- Provided records -
◇ ◇ ◇

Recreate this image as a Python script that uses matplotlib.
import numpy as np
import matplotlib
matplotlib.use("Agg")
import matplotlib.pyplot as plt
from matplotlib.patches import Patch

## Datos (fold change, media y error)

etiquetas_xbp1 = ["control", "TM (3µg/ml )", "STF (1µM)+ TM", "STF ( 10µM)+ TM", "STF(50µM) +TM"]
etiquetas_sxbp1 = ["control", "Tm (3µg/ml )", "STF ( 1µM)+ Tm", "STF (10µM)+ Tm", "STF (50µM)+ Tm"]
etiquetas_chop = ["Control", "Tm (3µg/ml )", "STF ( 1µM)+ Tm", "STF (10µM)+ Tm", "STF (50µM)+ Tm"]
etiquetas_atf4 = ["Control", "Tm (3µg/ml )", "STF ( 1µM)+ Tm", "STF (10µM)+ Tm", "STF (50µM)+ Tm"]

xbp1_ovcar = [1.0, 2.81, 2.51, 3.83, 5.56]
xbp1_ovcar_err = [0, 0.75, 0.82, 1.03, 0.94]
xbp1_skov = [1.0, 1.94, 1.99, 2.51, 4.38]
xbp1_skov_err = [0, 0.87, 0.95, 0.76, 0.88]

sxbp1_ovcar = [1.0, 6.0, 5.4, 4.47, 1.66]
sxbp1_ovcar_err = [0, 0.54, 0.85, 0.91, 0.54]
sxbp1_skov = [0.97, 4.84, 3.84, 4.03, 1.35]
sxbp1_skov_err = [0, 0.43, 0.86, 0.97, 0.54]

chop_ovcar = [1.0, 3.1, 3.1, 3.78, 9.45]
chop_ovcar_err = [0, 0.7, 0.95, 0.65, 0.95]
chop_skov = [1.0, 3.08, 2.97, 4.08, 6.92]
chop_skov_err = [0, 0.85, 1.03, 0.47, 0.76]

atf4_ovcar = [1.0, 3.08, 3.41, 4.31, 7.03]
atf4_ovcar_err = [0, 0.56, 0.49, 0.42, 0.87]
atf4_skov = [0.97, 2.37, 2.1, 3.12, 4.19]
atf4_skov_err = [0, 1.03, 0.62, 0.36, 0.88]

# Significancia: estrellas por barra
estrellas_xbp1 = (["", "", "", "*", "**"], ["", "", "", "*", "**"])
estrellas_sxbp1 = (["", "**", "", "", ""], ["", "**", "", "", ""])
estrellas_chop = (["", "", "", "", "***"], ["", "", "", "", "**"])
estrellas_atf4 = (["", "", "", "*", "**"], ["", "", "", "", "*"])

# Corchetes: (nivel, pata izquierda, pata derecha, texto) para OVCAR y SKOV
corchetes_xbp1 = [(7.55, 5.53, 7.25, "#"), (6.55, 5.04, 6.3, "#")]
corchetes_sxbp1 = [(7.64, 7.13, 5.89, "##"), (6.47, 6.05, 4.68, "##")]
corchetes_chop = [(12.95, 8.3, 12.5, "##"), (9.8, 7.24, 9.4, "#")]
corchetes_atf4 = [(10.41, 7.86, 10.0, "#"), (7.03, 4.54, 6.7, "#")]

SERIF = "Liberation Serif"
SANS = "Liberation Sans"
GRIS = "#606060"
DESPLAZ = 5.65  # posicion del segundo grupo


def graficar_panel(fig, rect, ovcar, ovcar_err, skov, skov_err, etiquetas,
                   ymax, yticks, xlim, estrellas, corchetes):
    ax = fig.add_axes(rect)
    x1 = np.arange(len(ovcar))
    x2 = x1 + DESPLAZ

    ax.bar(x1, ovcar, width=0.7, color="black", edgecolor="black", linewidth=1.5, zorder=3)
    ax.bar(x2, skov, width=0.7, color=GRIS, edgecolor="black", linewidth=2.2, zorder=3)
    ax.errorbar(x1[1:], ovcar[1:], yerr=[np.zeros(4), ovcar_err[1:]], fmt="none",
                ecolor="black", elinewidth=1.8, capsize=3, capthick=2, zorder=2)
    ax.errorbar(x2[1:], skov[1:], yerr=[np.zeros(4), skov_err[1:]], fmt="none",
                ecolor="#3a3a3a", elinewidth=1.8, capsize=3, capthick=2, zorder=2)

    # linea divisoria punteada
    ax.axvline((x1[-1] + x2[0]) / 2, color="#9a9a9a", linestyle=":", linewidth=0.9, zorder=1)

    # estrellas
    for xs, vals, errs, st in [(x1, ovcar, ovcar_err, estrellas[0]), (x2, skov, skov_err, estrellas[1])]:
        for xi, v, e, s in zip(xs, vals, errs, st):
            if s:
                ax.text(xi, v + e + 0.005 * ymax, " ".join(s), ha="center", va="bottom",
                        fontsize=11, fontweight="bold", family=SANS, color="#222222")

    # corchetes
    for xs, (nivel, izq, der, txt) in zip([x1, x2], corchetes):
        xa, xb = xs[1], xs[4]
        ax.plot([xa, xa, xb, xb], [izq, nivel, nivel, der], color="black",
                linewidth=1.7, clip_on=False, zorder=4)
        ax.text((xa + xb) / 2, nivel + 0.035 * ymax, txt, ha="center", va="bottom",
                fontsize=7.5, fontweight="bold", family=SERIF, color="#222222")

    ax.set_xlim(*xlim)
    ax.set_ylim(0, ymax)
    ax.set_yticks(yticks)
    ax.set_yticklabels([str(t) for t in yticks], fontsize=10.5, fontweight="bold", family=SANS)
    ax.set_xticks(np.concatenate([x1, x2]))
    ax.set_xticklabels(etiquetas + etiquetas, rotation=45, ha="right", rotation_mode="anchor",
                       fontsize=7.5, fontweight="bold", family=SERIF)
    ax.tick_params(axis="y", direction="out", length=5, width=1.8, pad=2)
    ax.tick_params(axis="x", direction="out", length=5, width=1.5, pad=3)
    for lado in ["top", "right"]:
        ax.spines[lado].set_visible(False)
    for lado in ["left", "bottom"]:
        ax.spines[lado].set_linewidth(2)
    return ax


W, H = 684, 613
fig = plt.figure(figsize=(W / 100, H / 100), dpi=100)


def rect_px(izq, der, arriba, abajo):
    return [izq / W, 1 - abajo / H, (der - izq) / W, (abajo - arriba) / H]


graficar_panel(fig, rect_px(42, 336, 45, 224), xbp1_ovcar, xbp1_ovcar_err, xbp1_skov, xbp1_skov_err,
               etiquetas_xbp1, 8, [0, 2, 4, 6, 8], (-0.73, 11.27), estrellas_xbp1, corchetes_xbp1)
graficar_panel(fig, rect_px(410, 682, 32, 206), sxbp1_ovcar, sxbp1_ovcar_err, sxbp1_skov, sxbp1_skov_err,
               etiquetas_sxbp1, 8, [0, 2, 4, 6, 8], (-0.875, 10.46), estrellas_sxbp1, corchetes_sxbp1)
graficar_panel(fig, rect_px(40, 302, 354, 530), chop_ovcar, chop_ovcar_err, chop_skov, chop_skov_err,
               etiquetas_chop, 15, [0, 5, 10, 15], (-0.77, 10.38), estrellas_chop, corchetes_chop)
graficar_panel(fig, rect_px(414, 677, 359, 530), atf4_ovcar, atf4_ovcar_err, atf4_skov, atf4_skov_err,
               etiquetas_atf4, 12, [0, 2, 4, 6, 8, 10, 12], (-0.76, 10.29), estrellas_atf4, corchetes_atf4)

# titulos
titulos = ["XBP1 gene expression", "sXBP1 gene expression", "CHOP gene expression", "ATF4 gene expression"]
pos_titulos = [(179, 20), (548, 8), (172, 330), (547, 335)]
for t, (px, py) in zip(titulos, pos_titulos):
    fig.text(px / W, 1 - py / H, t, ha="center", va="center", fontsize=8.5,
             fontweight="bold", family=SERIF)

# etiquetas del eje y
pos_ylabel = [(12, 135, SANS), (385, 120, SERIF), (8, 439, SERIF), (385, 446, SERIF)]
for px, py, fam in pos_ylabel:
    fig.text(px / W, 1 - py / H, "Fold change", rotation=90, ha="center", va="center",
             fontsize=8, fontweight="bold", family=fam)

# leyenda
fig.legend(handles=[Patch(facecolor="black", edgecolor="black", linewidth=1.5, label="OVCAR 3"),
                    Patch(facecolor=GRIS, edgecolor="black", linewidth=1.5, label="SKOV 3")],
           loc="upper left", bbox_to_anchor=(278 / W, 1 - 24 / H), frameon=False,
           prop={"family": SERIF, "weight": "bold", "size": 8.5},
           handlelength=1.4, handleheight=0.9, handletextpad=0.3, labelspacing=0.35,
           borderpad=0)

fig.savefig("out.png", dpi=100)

◇ ◇ ◇

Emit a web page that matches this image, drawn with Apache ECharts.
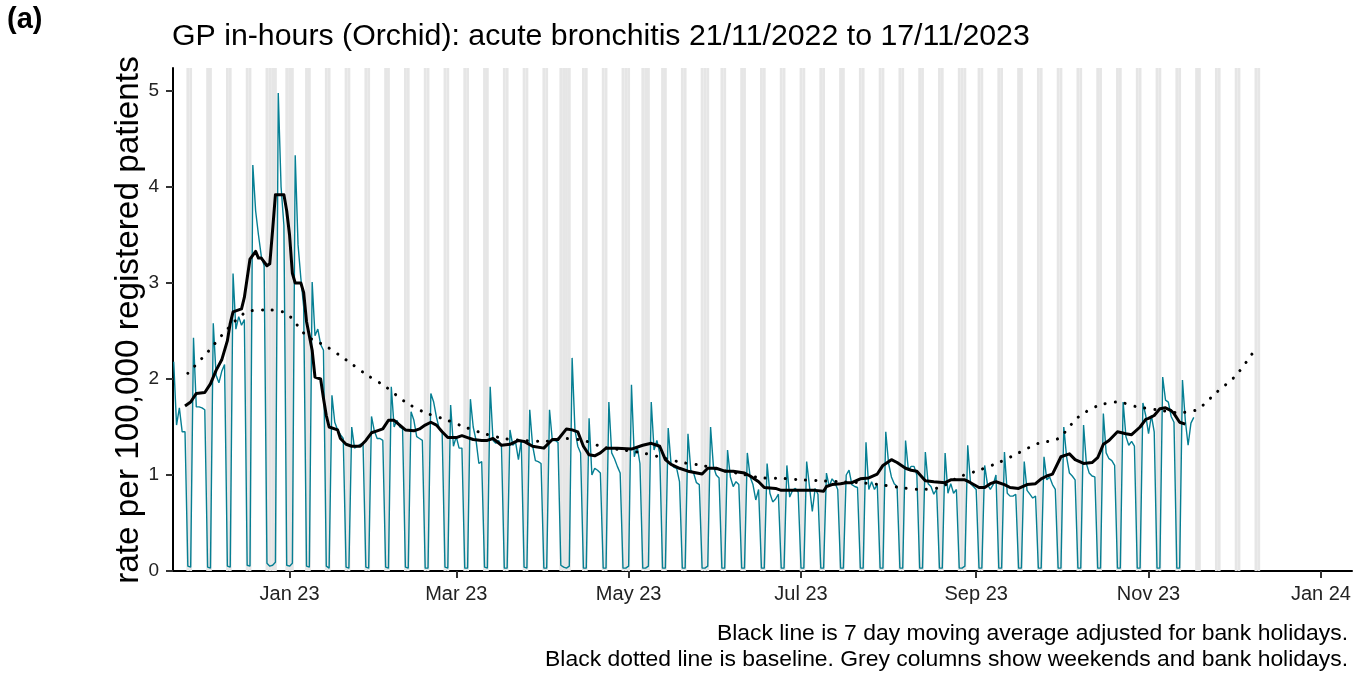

◇ ◇ ◇

- Work to do -
From the records above, print exactly the lines that run from the line with "Recreate this image" to the line with "sxbp1_skov_err = [0, 0.43, 0.86, 0.97, 0.54]", inclusive.

- Solved exercise -
Recreate this image as a Python script that uses matplotlib.
import numpy as np
import matplotlib
matplotlib.use("Agg")
import matplotlib.pyplot as plt
from matplotlib.patches import Patch

## Datos (fold change, media y error)

etiquetas_xbp1 = ["control", "TM (3µg/ml )", "STF (1µM)+ TM", "STF ( 10µM)+ TM", "STF(50µM) +TM"]
etiquetas_sxbp1 = ["control", "Tm (3µg/ml )", "STF ( 1µM)+ Tm", "STF (10µM)+ Tm", "STF (50µM)+ Tm"]
etiquetas_chop = ["Control", "Tm (3µg/ml )", "STF ( 1µM)+ Tm", "STF (10µM)+ Tm", "STF (50µM)+ Tm"]
etiquetas_atf4 = ["Control", "Tm (3µg/ml )", "STF ( 1µM)+ Tm", "STF (10µM)+ Tm", "STF (50µM)+ Tm"]

xbp1_ovcar = [1.0, 2.81, 2.51, 3.83, 5.56]
xbp1_ovcar_err = [0, 0.75, 0.82, 1.03, 0.94]
xbp1_skov = [1.0, 1.94, 1.99, 2.51, 4.38]
xbp1_skov_err = [0, 0.87, 0.95, 0.76, 0.88]

sxbp1_ovcar = [1.0, 6.0, 5.4, 4.47, 1.66]
sxbp1_ovcar_err = [0, 0.54, 0.85, 0.91, 0.54]
sxbp1_skov = [0.97, 4.84, 3.84, 4.03, 1.35]
sxbp1_skov_err = [0, 0.43, 0.86, 0.97, 0.54]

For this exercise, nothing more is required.